Wreckage at the crash site near Hrabove

If that suggests a nation in thrall to its own propaganda, we should expect nothing else after 20 years of it. Much of the MH17 disinformation seems amateurish – Russian sources have offered dozens of easily disproved stories to undermine the JIT’s account, including one about a Ukrainian Sukhoi fighter that wasn’t in the air on 17 July, and another based on crudely doctored satellite images purporting to show that the Buk battery was in fact Ukrainian.

Russian intelligence even tried to frame a Kiev-based BBC reporter for the shootdown, uploading a faked conversation supposedly between him and the CIA. The fakers, omitting to check the reporter’s nationality, gave him a British accent. He was American.

Despite everything, most of Putin’s subjects refuse to buy the truth about MH17. In the end few people want to believe their country shot a packed civilian airliner out of the sky, mistakenly or not. And for anyone feeling a twinge of sympathy for those in Hans de Borst’s position there are net trolls to discredit him by adding insult to his injury. He has received messages via Twitter accusing him of inventing the death of his daughter.

De Borst enjoys skiing. There is another bench in Elsemiek’s memory high above the village where he used to ski with her in Austria. And he likes football; so much so that in 2015 he made plans to take the overnight ferry from Rotterdam to Newcastle to see a fixture at St James’ Park.

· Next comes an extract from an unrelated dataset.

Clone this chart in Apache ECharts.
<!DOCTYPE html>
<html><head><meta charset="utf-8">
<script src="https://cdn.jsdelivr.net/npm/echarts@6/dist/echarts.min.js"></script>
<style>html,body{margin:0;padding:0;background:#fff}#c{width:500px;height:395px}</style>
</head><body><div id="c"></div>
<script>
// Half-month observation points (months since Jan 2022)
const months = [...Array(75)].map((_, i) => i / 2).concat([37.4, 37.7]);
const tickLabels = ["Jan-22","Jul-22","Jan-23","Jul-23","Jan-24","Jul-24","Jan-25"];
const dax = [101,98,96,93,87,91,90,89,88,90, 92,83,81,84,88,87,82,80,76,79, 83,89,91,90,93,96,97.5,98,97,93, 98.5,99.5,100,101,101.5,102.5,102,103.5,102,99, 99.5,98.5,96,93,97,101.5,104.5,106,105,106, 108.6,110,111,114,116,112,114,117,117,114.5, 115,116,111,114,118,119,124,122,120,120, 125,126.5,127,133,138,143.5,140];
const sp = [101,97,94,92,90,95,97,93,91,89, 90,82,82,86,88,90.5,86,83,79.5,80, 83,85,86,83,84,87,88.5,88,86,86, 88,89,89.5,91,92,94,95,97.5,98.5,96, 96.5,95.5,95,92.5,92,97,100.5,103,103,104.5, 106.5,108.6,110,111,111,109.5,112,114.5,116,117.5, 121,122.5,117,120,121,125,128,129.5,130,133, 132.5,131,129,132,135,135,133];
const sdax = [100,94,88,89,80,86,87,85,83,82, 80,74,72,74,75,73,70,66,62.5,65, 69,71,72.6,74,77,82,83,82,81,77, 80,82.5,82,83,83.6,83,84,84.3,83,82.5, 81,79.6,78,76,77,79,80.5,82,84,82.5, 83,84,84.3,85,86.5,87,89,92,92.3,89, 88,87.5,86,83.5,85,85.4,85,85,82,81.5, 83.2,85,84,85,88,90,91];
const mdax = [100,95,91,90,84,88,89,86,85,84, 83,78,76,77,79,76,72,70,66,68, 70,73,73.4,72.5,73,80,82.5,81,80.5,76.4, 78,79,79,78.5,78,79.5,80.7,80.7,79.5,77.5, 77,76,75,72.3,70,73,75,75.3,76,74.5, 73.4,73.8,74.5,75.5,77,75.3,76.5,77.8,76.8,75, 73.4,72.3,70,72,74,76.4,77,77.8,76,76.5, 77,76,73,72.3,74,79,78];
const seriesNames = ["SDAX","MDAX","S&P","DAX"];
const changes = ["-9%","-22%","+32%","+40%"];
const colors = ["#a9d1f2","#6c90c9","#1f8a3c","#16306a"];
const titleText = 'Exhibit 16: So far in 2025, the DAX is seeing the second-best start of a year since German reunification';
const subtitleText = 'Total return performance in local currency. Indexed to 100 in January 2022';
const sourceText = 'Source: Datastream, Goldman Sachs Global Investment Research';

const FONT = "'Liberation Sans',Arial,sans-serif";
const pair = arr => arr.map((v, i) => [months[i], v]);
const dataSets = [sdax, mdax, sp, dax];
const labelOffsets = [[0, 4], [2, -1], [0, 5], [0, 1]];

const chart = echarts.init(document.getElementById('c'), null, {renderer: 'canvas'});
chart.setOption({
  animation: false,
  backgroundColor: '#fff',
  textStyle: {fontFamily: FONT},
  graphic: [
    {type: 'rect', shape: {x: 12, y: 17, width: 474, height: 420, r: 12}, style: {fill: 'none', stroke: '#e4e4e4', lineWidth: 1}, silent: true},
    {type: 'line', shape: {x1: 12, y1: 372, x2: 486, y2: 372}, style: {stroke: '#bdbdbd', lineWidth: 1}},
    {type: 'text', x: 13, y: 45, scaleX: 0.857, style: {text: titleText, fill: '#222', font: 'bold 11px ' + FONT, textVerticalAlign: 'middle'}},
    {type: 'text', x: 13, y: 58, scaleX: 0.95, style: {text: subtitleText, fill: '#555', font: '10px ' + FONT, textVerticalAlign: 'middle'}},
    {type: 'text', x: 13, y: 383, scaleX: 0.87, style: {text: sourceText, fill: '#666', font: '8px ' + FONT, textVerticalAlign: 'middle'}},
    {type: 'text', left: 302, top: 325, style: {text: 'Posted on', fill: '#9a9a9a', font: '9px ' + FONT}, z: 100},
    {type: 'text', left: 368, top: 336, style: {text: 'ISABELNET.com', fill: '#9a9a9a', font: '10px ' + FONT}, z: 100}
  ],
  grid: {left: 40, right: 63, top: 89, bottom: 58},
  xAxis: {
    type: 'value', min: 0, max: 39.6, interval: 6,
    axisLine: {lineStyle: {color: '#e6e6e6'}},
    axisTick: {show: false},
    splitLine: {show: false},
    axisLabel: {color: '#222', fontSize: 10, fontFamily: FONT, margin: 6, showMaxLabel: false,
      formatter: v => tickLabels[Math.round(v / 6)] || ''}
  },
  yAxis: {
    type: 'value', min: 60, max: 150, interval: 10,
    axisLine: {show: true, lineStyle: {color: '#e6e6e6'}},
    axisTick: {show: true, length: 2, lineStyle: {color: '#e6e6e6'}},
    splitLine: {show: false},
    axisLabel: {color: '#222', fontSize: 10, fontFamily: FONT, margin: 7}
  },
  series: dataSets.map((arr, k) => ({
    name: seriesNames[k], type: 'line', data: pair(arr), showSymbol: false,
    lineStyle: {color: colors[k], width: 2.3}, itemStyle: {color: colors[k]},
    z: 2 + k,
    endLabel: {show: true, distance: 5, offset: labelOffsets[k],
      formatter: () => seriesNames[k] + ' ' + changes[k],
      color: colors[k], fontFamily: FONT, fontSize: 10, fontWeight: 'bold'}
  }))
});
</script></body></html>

He didn’t know Barry Sweeney at the time, but was in touch with a local BBC correspondent who knew Sweeney’s story and urged de Borst to contact him. He did, and the two have become friends. “I always say to him we would rather never have met,” de Borst says. “But since we’re in the same position we might as well have a beer together.”

He makes the trip at least once a year now, but that first visit was special. A tradition had sprung up among Newcastle’s fans to applaud for the 17th minute of every home game in Liam’s memory. It felt, as the two fathers sat there side by side, a taxi driver turned football ref and a former retail banker from The Hague, that the applause was for Elsemiek too. The 17th minute tradition has since faded, but not before a series of tributes to Liam from the greater football nation of Tyne and Wear (which is to say Sunderland as well as its arch-rival up the coast) that have made him one of the most celebrated fans in either club’s history.

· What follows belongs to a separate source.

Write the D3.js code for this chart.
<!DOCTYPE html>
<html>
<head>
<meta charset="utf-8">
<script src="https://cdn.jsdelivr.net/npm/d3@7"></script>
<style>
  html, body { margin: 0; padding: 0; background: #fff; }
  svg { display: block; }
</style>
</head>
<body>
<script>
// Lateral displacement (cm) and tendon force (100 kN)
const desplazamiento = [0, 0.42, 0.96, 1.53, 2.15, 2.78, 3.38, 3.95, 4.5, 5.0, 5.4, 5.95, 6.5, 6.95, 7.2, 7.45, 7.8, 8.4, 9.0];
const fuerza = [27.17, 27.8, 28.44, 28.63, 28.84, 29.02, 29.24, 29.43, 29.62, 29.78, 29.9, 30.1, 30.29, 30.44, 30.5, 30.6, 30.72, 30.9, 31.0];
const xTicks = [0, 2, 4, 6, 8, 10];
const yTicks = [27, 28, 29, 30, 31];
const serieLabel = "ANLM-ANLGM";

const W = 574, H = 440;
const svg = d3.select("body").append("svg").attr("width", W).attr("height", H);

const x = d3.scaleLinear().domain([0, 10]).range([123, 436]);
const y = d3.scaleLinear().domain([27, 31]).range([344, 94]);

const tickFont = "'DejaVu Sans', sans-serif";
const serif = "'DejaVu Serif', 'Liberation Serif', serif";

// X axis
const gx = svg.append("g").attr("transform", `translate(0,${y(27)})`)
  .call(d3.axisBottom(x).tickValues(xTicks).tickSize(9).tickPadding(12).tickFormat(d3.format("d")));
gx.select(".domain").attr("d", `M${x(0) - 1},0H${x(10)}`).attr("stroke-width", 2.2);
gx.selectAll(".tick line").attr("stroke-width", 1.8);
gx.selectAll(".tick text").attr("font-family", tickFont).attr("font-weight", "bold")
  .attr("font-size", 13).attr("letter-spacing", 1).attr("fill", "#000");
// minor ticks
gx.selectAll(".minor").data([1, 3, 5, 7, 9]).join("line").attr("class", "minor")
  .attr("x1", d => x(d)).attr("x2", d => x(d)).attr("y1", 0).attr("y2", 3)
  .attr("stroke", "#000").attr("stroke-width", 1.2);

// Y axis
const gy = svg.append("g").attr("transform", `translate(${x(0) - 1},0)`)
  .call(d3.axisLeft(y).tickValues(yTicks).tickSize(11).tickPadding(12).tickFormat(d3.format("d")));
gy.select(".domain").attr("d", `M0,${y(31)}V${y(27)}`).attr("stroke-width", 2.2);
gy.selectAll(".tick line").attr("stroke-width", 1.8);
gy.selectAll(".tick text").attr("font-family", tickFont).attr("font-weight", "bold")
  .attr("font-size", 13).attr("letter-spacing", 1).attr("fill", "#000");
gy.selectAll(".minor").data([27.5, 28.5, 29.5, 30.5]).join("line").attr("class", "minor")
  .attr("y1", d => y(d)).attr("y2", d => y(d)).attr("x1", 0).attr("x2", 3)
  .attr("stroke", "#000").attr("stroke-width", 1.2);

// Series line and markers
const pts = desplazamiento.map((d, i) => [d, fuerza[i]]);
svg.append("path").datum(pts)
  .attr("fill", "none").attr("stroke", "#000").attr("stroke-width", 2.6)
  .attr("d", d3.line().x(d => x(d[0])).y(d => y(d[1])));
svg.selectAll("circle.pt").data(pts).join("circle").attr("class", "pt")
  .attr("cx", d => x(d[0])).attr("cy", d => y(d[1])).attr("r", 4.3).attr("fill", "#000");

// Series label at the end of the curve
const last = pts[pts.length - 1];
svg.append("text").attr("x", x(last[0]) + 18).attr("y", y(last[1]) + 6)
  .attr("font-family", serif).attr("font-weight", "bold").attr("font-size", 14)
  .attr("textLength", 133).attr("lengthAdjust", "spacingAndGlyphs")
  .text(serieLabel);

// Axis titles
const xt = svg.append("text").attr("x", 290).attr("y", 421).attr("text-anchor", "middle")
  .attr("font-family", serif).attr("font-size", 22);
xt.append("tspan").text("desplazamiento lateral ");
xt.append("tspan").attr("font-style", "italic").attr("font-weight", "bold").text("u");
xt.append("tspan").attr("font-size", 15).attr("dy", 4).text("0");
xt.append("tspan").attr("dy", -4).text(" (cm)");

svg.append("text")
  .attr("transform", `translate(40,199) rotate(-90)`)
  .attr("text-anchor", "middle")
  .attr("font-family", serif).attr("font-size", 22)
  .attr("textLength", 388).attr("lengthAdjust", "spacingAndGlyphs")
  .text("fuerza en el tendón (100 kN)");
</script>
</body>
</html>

Barry remembers Liam’s funeral as fit for a king. Traffic police cleared a route through Newcastle city centre for the cortege. A local undertaker had donated a gravestone in polished black and pale granite, and Liam’s friends adorned it with club shirts, flowers and bottled ale. “I’m not saying he was better than anybody else but he was a good lad. That was his dream. That was his life. Makes us proud to be his dad.”

Sweeney isn’t bitter. He’s determined that MH17 won’t crush or define him, but he’s impatient for a little action. When I ask, over a drink at The Strawberry, if he’d like to see international arrest warrants issued for named suspects (a favourite device of Russian authorities), he replies: “Why not? If it’d work one way, why wouldn’t it work the other.” He takes a sip of his cider. “Send in the SAS.”

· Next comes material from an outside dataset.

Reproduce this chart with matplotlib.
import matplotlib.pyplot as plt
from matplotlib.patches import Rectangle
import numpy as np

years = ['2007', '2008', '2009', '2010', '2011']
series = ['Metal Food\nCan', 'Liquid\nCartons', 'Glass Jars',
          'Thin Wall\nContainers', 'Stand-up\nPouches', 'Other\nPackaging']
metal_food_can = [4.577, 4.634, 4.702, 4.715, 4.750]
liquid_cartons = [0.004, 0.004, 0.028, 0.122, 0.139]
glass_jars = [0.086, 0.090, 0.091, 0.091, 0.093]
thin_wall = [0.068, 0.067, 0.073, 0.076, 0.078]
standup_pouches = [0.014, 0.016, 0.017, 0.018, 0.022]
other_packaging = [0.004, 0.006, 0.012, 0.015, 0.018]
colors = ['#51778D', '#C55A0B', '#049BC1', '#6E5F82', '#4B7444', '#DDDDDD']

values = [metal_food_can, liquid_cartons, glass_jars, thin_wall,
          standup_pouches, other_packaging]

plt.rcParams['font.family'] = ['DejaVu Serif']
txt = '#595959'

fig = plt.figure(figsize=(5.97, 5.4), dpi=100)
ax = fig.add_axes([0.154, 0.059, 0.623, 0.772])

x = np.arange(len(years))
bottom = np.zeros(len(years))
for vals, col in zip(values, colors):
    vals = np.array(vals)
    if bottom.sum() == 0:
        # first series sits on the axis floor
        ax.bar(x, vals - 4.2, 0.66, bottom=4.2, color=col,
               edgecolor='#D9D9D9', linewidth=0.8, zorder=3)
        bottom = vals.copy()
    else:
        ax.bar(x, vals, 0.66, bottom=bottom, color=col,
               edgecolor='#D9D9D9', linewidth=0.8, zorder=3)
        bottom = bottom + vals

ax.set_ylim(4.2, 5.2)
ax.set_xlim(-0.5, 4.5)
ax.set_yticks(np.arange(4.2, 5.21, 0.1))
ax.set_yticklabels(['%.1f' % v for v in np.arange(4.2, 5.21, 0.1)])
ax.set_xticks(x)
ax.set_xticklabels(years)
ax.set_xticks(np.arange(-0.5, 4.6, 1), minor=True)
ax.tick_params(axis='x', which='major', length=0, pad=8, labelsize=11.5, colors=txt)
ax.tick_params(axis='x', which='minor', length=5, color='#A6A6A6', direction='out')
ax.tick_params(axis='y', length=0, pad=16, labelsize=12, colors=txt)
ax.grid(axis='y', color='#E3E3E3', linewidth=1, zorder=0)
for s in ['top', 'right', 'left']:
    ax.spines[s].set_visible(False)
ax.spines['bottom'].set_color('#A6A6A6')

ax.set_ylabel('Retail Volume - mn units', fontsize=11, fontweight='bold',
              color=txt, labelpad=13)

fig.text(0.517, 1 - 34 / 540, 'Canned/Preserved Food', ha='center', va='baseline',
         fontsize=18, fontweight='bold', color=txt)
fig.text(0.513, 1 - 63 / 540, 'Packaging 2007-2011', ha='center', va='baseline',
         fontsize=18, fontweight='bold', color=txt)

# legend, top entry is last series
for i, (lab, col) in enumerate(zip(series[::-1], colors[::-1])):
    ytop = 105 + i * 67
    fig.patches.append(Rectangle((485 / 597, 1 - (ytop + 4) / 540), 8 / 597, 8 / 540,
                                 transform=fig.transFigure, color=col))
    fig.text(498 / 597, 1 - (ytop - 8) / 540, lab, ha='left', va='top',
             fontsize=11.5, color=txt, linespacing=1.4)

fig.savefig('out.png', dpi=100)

The Russian embassy in The Hague would rather forget all about MH17. It has volunteered no response to de Borst’s bench, or his empty chairs, even though 196 of the victims were Dutch. In the meantime the Russian government has used its Security Council veto to prevent any investigation of its actions by the UN.

Calls to the embassy were redirected to a wrong number, so we paid it a visit. The ambassador was at lunch, so we left and returned to be told he was still at lunch. By chance, a press attache was returning on foot from an errand and consented to a conversation on the pavement. Her name was Angelica Kriger, and when De Borst told her who he was she was briefly lost for words. Then she said she was sorry for his loss, and seemed to mean it.

“I can sleep now but I still have my sad moments,” de Borst told her. “I have nothing against the Russian people, but this did happen, and it was mass murder.”

Kriger said she would pass some questions to the ambassador. As we walked away de Borst seemed pleased. “It’s good,” he said. “We get 100 per cent more contact than up to now.” The questions have been submitted. As to the answers, nothing yet.